Posted on November 9, 2025November 10, 2025 by Steve Ainslie

On the GenX subreddit yesterday, a woman asked “Do men our age still pursue women?” The context is that she’s a recently divorced GenX woman (mid 50s) who has returned to dating after being married for several decades. Apparently, she hasn’t had much success so far.

The feedback, from other GenXers was interesting. The men who responded were divorced, widowed or had never been married. Every one of them said that they wouldn’t invest much try trying to pursue a woman to date. They expressed being content with their current lives. Some couldn’t be bothered to date at all. Others were open to dating, but said they if a woman didn’t show reciprocal interest, that they wouldn’t pursue her to try to convince her date them.

Several of the women GenXers who responded expressed anger at being old and less attractive. A few said once they hit 40 or 50, that they seemed to become “invisible” to men – no longer attracting attention.

People who were married responded.

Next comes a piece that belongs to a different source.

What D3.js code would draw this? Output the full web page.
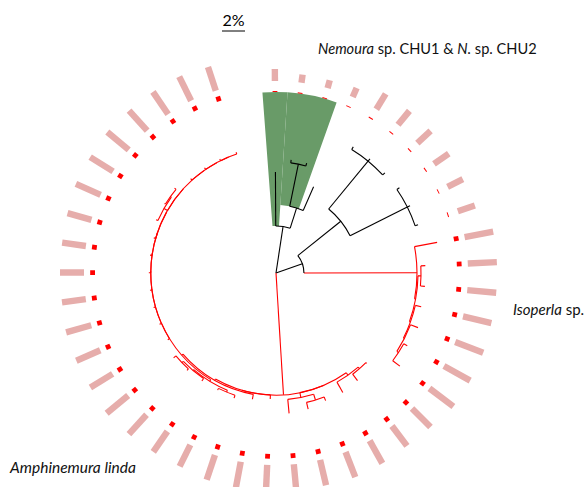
<!DOCTYPE html>
<html>
<head>
<meta charset="utf-8">
<script src="https://cdn.jsdelivr.net/npm/d3@7"></script>
<style>
  html, body { margin: 0; padding: 0; background: #fff; }
  svg { display: block; font-family: Lato, "Open Sans", sans-serif; }
</style>
</head>
<body>
<div id="chart"></div>
<script>
// Tree in newick form, branch lengths in substitutions per site
const nemouraPart = "(L0:0.047,((L1:0.0026,L2:0.0026):0.0374,L3:0.0226)grpB:0.0183)grpA:0.0409";
const middlePart = "(((L4:0.0026,L5:0.0026,L6:0.0026):0.0539,(L7:0.0026,L8:0.0026,L9:0.0026):0.0557):0.0478," +
  "(L10:0.02,((L11:0.0039,L12:0.0039):0.0026,(L13:0.0052,(L14:0.007,(L15:0.0035,L16:0.0078):0.0017):0.0009):0.0009):0.0009)Isoperla:0.0983):0.0243";
const amphRight = "(((L17:0.0009,L18:0.007):0.0017,L19:0.0104):0.0026,((L20:0.0035,L21:0.0061):0.0052,L22:0.0122):0.0043):0";
const amphLeft = "(L23:0.0035,(L24:0.0043,(((L25:0.0026,L26:0.0017):0.0017,(L27:0.0026,(L28:0.0017,L29:0.0026):0.0017):0.0009):0.0017," +
  "(L30:0.0017,(L31:0.0017,(L32:0.0017,(L33:0.0017,(L34:0.0017,(L35:0.0017,(L36:0.0017,((L37:0.0017,(L38:0.0009,L39:0.0017):0.0009):0.0035," +
  "(L40:0.0017,(L41:0.0017,(L42:0.0017,L43:0.0017):0):0):0):0):0):0):0):0):0):0):0.0002):0.0013):0.0013):0";
const newick = "(" + nemouraPart + "," + middlePart + ",(" + amphRight + "," + amphLeft + ")Amphinemura:0.1061);";

const redClades = ["Isoperla", "Amphinemura"];
const highlights = [
  { first: "L0", last: "L0", node: "grpA" },
  { first: "L1", last: "L2", node: "grpB" }
];

// inner ring (red marks) and outer ring (pink bars), one value per leaf, L0..L43
const ringValues = [0.2, 0.2, 0.2, 0.2, 0.2, 0.2, 0.2, 0.2, 0.2, 0.2,
  1, 1, 1, 1, 1, 1, 1, 1, 1, 1, 1, 1, 1, 1, 1, 1, 1, 1, 1, 1, 1, 1, 1, 1, 1, 1, 1, 1, 1, 1, 1, 1, 1, 1];
const barValues = [40, 27, 27, 33, 60, 60, 60, 60, 57, 60,
  97, 97, 97, 97, 100, 100, 100,
  87, 83, 87, 90, 87, 87, 87, 87, 87, 80, 83, 87, 93, 87, 87, 87, 80, 80, 80, 83, 90, 90, 93, 90, 90, 90, 83];

const scaleValue = 0.02;
const scaleLabel = "2%";

function parseNewick(s) {
  let i = 0;
  function node() {
    const n = {};
    if (s[i] === "(") {
      n.children = [];
      i++;
      do { n.children.push(node()); } while (s[i++] === ",");
    }
    let name = "";
    while (i < s.length && !",():;".includes(s[i])) name += s[i++];
    n.name = name;
    n.length = 0;
    if (s[i] === ":") {
      i++;
      let num = "";
      while (i < s.length && !",();".includes(s[i])) num += s[i++];
      n.length = +num;
    }
    return n;
  }
  return node();
}

const width = 588;
const height = 487;
const cx = 276, cy = 273;

const svg = d3.select("#chart").append("svg")
  .attr("width", width)
  .attr("height", height);

svg.append("rect").attr("width", width).attr("height", height).attr("fill", "#fff");

const root = d3.hierarchy(parseNewick(newick));
// leaves spread over a 350 degree arc
d3.cluster().size([350, 1]).separation(() => 1)(root);
root.eachBefore(d => { d.len = d.parent ? d.parent.len + d.data.length : 0; });

const leaves = root.leaves();
const slot = 350 / leaves.length;
const rotation = -4.3;
const angle = d3.scaleLinear().domain([0, 360]).range([rotation * Math.PI / 180, (360 + rotation) * Math.PI / 180]);
const r = d3.scaleLinear().domain([0, scaleValue]).range([0, 23]);
const ringR = d3.scaleLinear().domain([0, 1]).range([0, 4.8]);
const barR = d3.scaleLinear().domain([0, 100]).range([0, 30]);

const polar = (rad, a) => [rad * Math.sin(a), -rad * Math.cos(a)];
const isRed = d => d.ancestors().some(a => redClades.includes(a.data.name));
const color = d => isRed(d) ? "#ff0000" : "#000000";
const byName = name => root.descendants().find(d => d.data.name === name);

const g = svg.append("g").attr("transform", `translate(${cx},${cy})`);

// clade highlights
const hl = d3.arc();
g.selectAll(".hl")
  .data(highlights)
  .enter()
  .append("path")
  .attr("class", "hl")
  .attr("fill", "#699b68")
  .attr("d", h => hl({
    innerRadius: r(byName(h.node).len),
    outerRadius: 181,
    startAngle: angle(byName(h.first).x - slot / 2),
    endAngle: angle(byName(h.last).x + slot / 2)
  }));

// radial branches
g.selectAll(".branch")
  .data(root.descendants().filter(d => d.parent))
  .enter()
  .append("line")
  .attr("class", "branch")
  .attr("x1", d => polar(r(d.parent.len), angle(d.x))[0])
  .attr("y1", d => polar(r(d.parent.len), angle(d.x))[1])
  .attr("x2", d => polar(r(d.len), angle(d.x))[0])
  .attr("y2", d => polar(r(d.len), angle(d.x))[1])
  .attr("stroke", color)
  .attr("stroke-width", 1.1);

// arcs joining children
g.selectAll(".join")
  .data(root.descendants().filter(d => d.children && d.parent))
  .enter()
  .append("path")
  .attr("class", "join")
  .attr("fill", "none")
  .attr("stroke", color)
  .attr("stroke-width", 1.1)
  .attr("d", d => {
    const R = r(d.len);
    const a0 = angle(d.children[0].x);
    const a1 = angle(d.children[d.children.length - 1].x);
    const p = d3.path();
    const s = polar(R, a0);
    p.moveTo(s[0], s[1]);
    p.arc(0, 0, R, a0 - Math.PI / 2, a1 - Math.PI / 2);
    return p.toString();
  });

// inner ring of red marks
g.selectAll(".ring")
  .data(leaves)
  .enter()
  .append("rect")
  .attr("class", "ring")
  .attr("transform", d => `rotate(${angle(d.x) * 180 / Math.PI})`)
  .attr("x", -2.4)
  .attr("width", 4.8)
  .attr("y", (d, i) => -(181 + ringR(ringValues[i])))
  .attr("height", (d, i) => ringR(ringValues[i]))
  .attr("fill", "#ff0000");

// outer ring of bars
g.selectAll(".bar")
  .data(leaves)
  .enter()
  .append("rect")
  .attr("class", "bar")
  .attr("transform", d => `rotate(${angle(d.x) * 180 / Math.PI})`)
  .attr("x", -3.2)
  .attr("width", 6.4)
  .attr("y", (d, i) => -(192 + barR(barValues[i])))
  .attr("height", (d, i) => barR(barValues[i]))
  .attr("fill", "#e6adab");

// scale bar
svg.append("line")
  .attr("x1", 222).attr("x2", 222 + r(scaleValue))
  .attr("y1", 31).attr("y2", 31)
  .attr("stroke", "#000").attr("stroke-width", 1);
svg.append("text")
  .attr("x", 222 + r(scaleValue) / 2).attr("y", 26)
  .attr("text-anchor", "middle")
  .attr("font-size", 16)
  .text(scaleLabel);

// clade labels
const labels = [
  { x: 318, y: 54, size: 14.6, parts: [["Nemoura", true], [" sp. CHU1 & ", false], ["N.", true], [" sp. CHU2", false]] },
  { x: 513, y: 315, size: 15, parts: [["Isoperla", true], [" sp.", false]] },
  { x: 10, y: 473, size: 15.5, parts: [["Amphinemura linda", true]] }
];
labels.forEach(l => {
  const t = svg.append("text").attr("x", l.x).attr("y", l.y).attr("font-size", l.size).attr("fill", "#111");
  l.parts.forEach(p => {
    t.append("tspan").attr("font-style", p[1] ? "italic" : "normal").text(p[0]);
  });
});
</script>
</body>
</html>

They all said they wouldn’t even know how to begin dating after having been married for so long. Many said they wouldn’t date if they suddenly became single.

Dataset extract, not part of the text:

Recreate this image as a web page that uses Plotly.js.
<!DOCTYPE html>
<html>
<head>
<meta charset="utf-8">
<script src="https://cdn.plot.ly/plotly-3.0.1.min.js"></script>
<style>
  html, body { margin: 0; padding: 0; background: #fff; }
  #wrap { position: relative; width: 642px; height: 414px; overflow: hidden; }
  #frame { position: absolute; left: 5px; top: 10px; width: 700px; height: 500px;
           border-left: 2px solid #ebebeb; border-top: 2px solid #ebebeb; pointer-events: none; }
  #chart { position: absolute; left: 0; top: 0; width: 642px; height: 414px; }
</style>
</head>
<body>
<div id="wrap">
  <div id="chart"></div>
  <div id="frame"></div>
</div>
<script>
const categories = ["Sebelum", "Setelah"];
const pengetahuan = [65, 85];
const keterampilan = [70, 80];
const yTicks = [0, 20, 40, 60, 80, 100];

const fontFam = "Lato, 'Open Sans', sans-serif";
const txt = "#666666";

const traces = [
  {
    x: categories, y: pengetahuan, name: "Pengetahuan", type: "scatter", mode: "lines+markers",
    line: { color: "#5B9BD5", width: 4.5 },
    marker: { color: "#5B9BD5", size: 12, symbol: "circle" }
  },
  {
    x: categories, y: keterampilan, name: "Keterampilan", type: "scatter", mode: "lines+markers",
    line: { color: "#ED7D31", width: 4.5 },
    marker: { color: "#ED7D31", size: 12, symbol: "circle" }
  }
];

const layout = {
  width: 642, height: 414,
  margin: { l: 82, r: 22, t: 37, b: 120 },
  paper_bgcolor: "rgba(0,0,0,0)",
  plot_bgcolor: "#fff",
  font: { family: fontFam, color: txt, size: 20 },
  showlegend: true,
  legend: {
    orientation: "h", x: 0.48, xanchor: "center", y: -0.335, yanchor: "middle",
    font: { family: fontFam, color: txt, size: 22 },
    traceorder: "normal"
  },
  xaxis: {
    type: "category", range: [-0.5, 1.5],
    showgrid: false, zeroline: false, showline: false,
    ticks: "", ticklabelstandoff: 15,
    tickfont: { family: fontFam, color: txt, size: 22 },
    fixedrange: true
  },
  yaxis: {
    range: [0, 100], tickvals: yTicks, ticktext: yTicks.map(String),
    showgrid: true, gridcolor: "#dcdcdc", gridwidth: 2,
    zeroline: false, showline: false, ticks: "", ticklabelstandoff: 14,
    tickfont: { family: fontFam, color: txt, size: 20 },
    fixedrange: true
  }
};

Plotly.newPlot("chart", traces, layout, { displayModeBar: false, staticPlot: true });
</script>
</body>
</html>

I did not respond but I’ve been thinking about it a bit. It appears that my lack of interest in romance is not unique for people in my age range.

I suspect that our age has a lot to do with it actually. We’re all old enough to have already experienced love, romance, marriage, divorce, dating, cheating, death, having children (and step-kids and grandkids), careers, etc.

We’ve lived through the starry eyed romantic phases, grinded through the tough phases and have found a place of relative ease and stability. We know who we are, what we value and what compromises we are willing to make for a relationship.

My own disinclination to disrupt the life I’ve built was shared across the many responses. This makes me think that the answer to the original poster’s question is,

“Don’t expect a man our age to pursue you if you’re not giving clear signals that you are interested in him. If he’s got his sh!t together and has established a good life, he’s not going to waste his time chasing someone who’s not interested.”

As for me, nothing has changed. My interest in dating is lukewarm at best. My interest in pursuing random women is zero. I always liked having a girlfriend and would be open to having one again, but it would have to be easy for both of us. My guess is if I ever date again, it will be with a woman I already know from the pool, the neighborhood, walking the dog, or someone else I run into regularly. Or maybe, I’ll reconnect someday with someone I knew in the past but our timing or circumstances didn’t align.

It’s more likely I’ll be alone for the rest of my life. I’m perfectly fine with that too. So too, apparently, are plenty of other GenXers.